A few small formalisation challenges

03 Aug 2022

[ general  examples  NG de Bruijn  John Littlewood  ]

Novices getting to grips with interactive theorem proving need examples to formalise. When Russell O’Connor was getting to grips with Coq, he thought that a nice little exercise would be to formalise Gödel’s incompleteness theorem. I hope he will not be offended if I remark that that was a crazy idea, even though he was successful. Below, I list a few proofs that I would like to see formalised. I am not sure how easy they are, but all of them are easier than Gödel’s Theorem!

Filling boxes with bricks

NG de Bruijn published a note that began by pointing out that the dimensions of a brick are typically 1×2×4 and that, although such bricks can be fitted together in numerous ways, it is impossible to fill a volume by such bricks unless it can be done trivially, with all the bricks neatly lined up in rows.
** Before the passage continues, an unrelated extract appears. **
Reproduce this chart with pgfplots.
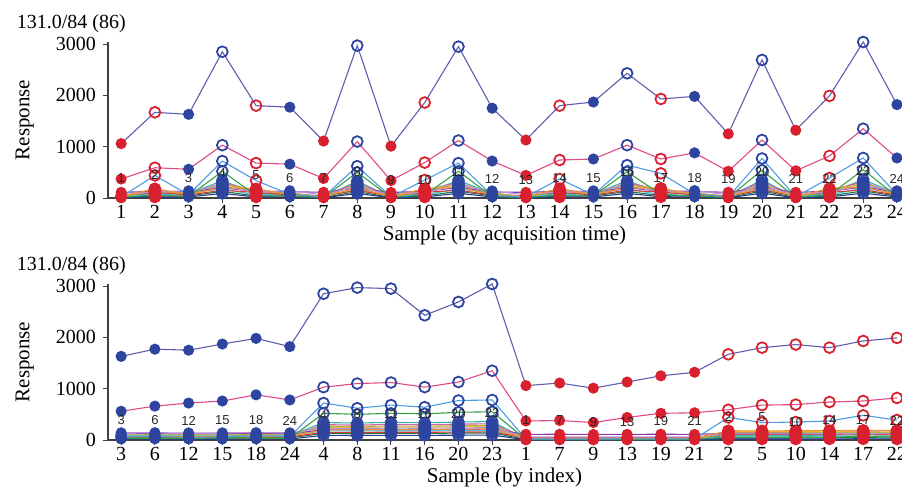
\documentclass[border=0pt]{standalone}
\usepackage{fontspec}
\setmainfont{Liberation Serif}
\newfontfamily\labfont{Liberation Sans}
\usepackage{pgfplots}
\usepackage{pgfplotstable}
\pgfplotsset{compat=1.18}

\definecolor{lnpurple}{HTML}{5E5EB0}
\definecolor{lnpink}{HTML}{E04A86}
\definecolor{lnlblue}{HTML}{4E9BE0}
\definecolor{lngreen}{HTML}{38A046}
\definecolor{mkblue}{HTML}{2E45A0}
\definecolor{mkred}{HTML}{D8202E}
\definecolor{axisgray}{HTML}{404040}
\definecolor{labgray}{HTML}{282828}
\definecolor{c5}{HTML}{3AB0A8}
\definecolor{c6}{HTML}{D060B0}
\definecolor{c7}{HTML}{E8C830}
\definecolor{c8}{HTML}{8A3AA8}
\definecolor{c9}{HTML}{40C8E8}
\definecolor{c10}{HTML}{1E7A3A}
\definecolor{c11}{HTML}{263A9A}
\definecolor{c12}{HTML}{D83A3A}
\definecolor{c13}{HTML}{B8B040}
\definecolor{c14}{HTML}{B890E0}
\definecolor{c15}{HTML}{F09030}

% acq = sample number, idx = position in the lower chart, grp = marker group, ly = height of the sample label
\pgfplotstableread{
acq idx grp ly s1 s2 s3 s4 s5 s6 s7 s8 s9 s10 s11 s12 s13 s14 s15
1 13 c 380 1060 370 20 10 15 40 30 110 25 10 5 40 20 60 30
2 19 d 450 1670 590 440 60 95 150 170 130 60 40 20 110 140 120 180
3 1 a 380 1630 560 60 30 80 60 50 120 90 40 20 60 100 140 70
4 7 b 490 2850 1030 720 520 340 300 250 200 180 130 90 150 270 230 200
5 20 d 440 1800 680 340 50 85 145 165 128 58 38 20 108 138 118 178
6 2 a 380 1770 660 70 35 75 62 52 122 88 42 22 62 102 142 72
7 14 c 380 1110 380 20 10 18 42 28 112 26 10 5 42 20 62 30
8 8 b 500 2970 1100 620 500 330 290 245 195 175 125 88 148 265 225 195
9 15 c 360 1010 340 18 10 12 38 30 108 24 10 5 38 20 58 30
10 21 d 360 1860 690 350 60 90 150 172 130 60 40 20 110 140 120 180
11 9 b 500 2950 1120 680 520 345 305 255 205 182 132 92 152 272 232 205
12 3 a 380 1750 720 50 30 82 58 48 118 90 40 20 58 98 138 68
13 16 c 360 1130 440 22 10 15 40 32 110 25 10 5 40 20 60 30
14 22 d 390 1800 740 370 55 92 155 168 132 62 42 22 112 142 122 182
15 4 a 380 1870 760 60 40 78 60 50 120 88 40 20 60 100 140 70
16 10 b 500 2430 1030 640 510 335 295 248 198 178 128 90 150 268 228 198
17 23 d 390 1930 760 480 70 100 160 180 135 65 45 24 115 148 125 188
18 5 a 380 1980 880 80 35 85 65 55 125 92 42 22 62 104 144 74
19 17 c 370 1250 520 20 10 16 42 30 112 26 10 5 42 20 62 30
20 11 b 510 2690 1130 770 540 350 310 260 208 185 135 94 155 280 236 210
21 18 c 380 1320 530 22 10 14 40 30 110 25 10 5 40 20 60 30
22 24 d 380 1990 820 390 60 95 150 175 132 62 40 20 110 142 122 185
23 12 b 520 3040 1350 780 550 360 315 265 212 188 138 96 158 285 240 215
24 6 a 380 1820 780 70 30 80 62 50 120 90 40 20 60 100 140 70
}\data
\pgfplotstablesort[sort key=idx]{\databyidx}{\data}

\pgfplotsset{
  chart/.style={
    scale only axis, width=396.5pt, height=78pt,
    xmin=0.61, xmax=24.12, ymin=0, ymax=3040,
    axis lines*=left,
    axis line style={draw=axisgray, line width=0.6pt},
    ytick={0,1000,2000,3000}, xtick={1,...,24},
    tick align=outside, major tick length=2.5pt,
    tick style={draw=axisgray, line width=0.5pt},
    tick label style={font=\fontsize{10}{12}\selectfont, text=black},
    xticklabel style={yshift=2.5pt},
    /pgf/number format/assume math mode=true,
    scaled y ticks=false,
    yticklabel style={/pgf/number format/1000 sep={}},
    ylabel={Response},
    every axis y label/.style={at={(axis description cs:-0.105,0.5)}, rotate=90, anchor=center, font=\fontsize{10.5}{12}\selectfont},
    every axis x label/.style={at={(axis description cs:0.5,-0.24)}, anchor=center, font=\fontsize{10.5}{12}\selectfont},
    title={131.0/84 (86)},
    title style={at={(axis description cs:-0.118,0.97)}, anchor=south west, font=\fontsize{10}{12}\selectfont, inner sep=1pt},
    clip=false,
  },
  grp/.style={scatter, scatter src=explicit symbolic, line width=0.55pt,
    scatter/classes={
      a={mark=*, draw=mkblue, fill=mkblue, mark size=2.5pt},
      b={mark=o, draw=mkblue, mark size=2.7pt, line width=0.9pt},
      c={mark=*, draw=mkred, fill=mkred, mark size=2.5pt},
      d={mark=o, draw=mkred, mark size=2.7pt, line width=0.9pt}}},
  lab/.style={draw=none, nodes near coords, point meta=explicit symbolic,
    nodes near coords style={anchor=center, font=\labfont\fontsize{6.5}{7.5}\selectfont, text=labgray, inner sep=0pt}},
}

\begin{document}
\begin{tikzpicture}
\begin{axis}[chart, at={(0,0)}, anchor=south west,
  xlabel={Sample (by acquisition time)}]
\pgfplotsinvokeforeach{5,...,15}{
  \addplot[grp, color=c#1] table[x=acq, y=s#1, meta=grp] {\data};
}
\addplot[grp, color=lngreen] table[x=acq, y=s4, meta=grp] {\data};
\addplot[grp, color=lnlblue] table[x=acq, y=s3, meta=grp] {\data};
\addplot[grp, color=lnpink] table[x=acq, y=s2, meta=grp] {\data};
\addplot[grp, color=lnpurple] table[x=acq, y=s1, meta=grp] {\data};
\addplot[lab] table[x=acq, y=ly, meta=acq] {\data};
\end{axis}

\begin{axis}[chart, at={(0,-121pt)}, anchor=south west,
  xlabel={Sample (by index)},
  xticklabels={3,6,12,15,18,24,4,8,11,16,20,23,1,7,9,13,19,21,2,5,10,14,17,22}]
\pgfplotsinvokeforeach{5,...,15}{
  \addplot[grp, color=c#1] table[x=idx, y=s#1, meta=grp] {\databyidx};
}
\addplot[grp, color=lngreen] table[x=idx, y=s4, meta=grp] {\databyidx};
\addplot[grp, color=lnlblue] table[x=idx, y=s3, meta=grp] {\databyidx};
\addplot[grp, color=lnpink] table[x=idx, y=s2, meta=grp] {\databyidx};
\addplot[grp, color=lnpurple] table[x=idx, y=s1, meta=grp] {\databyidx};
\addplot[lab] table[x=idx, y=ly, meta=acq] {\databyidx};
\end{axis}
\pgfresetboundingbox
\path[use as bounding box] (-54pt,-145pt) rectangle (397pt,99pt);
\end{tikzpicture}
\end{document}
He generalises this fact to an arbitrary number of dimensions and he defines necessary and sufficient conditions on the dimensions of bricks for this condition to hold (it does not hold for 1×2×3 bricks). His paper concludes

The questions of the bricks 1×2×4 arose from a remark by the proposer’s son F. W. de Bruijn who discovered, at the age of 7, that he was unable to fill his 6×6×6 box by bricks 1×2×4.

Shockingly, de Bruijn never received a Fields Medal for this work. I’ve had the paper sitting on my computer for 20 years now and never got around to formalising it.

Defining reals without the use of rationals

This is another paper by de Bruijn (I’m clearly a fan of his) and the title is self-explanatory. Can we construct the real numbers in fewer stages than is usual, and in particular, avoiding any quotient constructions? (His approach may appeal particularly to users of type theory systems.) Unfortunately, defining multiplication looks difficult and he doesn’t cover it. Instead he recommends another paper, The real numbers as a wreath product by Faltin et al., which requires the dreaded equivalence classes and might be just the thing for Isabelle/HOL. I know that we have two formalisations of the reals already, but who’s counting?

A simple proof that π is irrational

We know that π is irrational (indeed, transcendental) by the Hermite–Lindemann–Weierstraß transcendence theorem, which has been formalised in Isabelle by Manuel Eberl. But do you really want to rely on some overblown 19th-century result when a cute one page proof is available? The proof involves assuming the contrary, defining some polynomials, taking an integral and eventually obtaining an integer between 0 and 1. This sounds like the same technique used to prove that exponentials were irrational in my earlier post.

Impossibility of cubing the cube

Littlewood, in his Mathematician’s Miscellany, posed the question

Dissection of squares and cubes into squares and cubes, finite in number and all unequal.

“Squaring the square” turns out to be difficult. The following is the simplest example.

The smallest squared square

The analogous cube dissection is impossible. Here is Littlewood:

In a square dissection the smallest square is not at an edge (for obvious reasons). Suppose now a cube dissection does exist. The cubes standing on the bottom face induce a square dissection of that face, and the smallest of the cubes at the face stands on an internal square. The top face of this cube is enclosed by walls; cubes must stand on this top face; take the smallest—the process continues indefinitely.”

This is not much of a proof. Floris van Doorn managed to formalise it within 24 hours, in Lean. An Isabelle version is still lacking.

This problem is of interest because it belongs to the famous list of 100 “top” theorems, maintained by Freek Wiedijk. As of today, 98 of them have been proved in at least one system. Isabelle and HOL Light are tied at the top, with 86 problems each.

Mathematics textbooks

I’m sorry to have to mention that the proofs found in mathematics textbooks are frequently little more than a succession of hints and not suitable for formalisation, especially by a novice. However, the wonderful Proofs from THE BOOK is full of nice examples, not too complicated, and with reasonably detailed proofs. You don’t have to understand homological algebra or K-theory. There are still gaps however, so you will have work to do!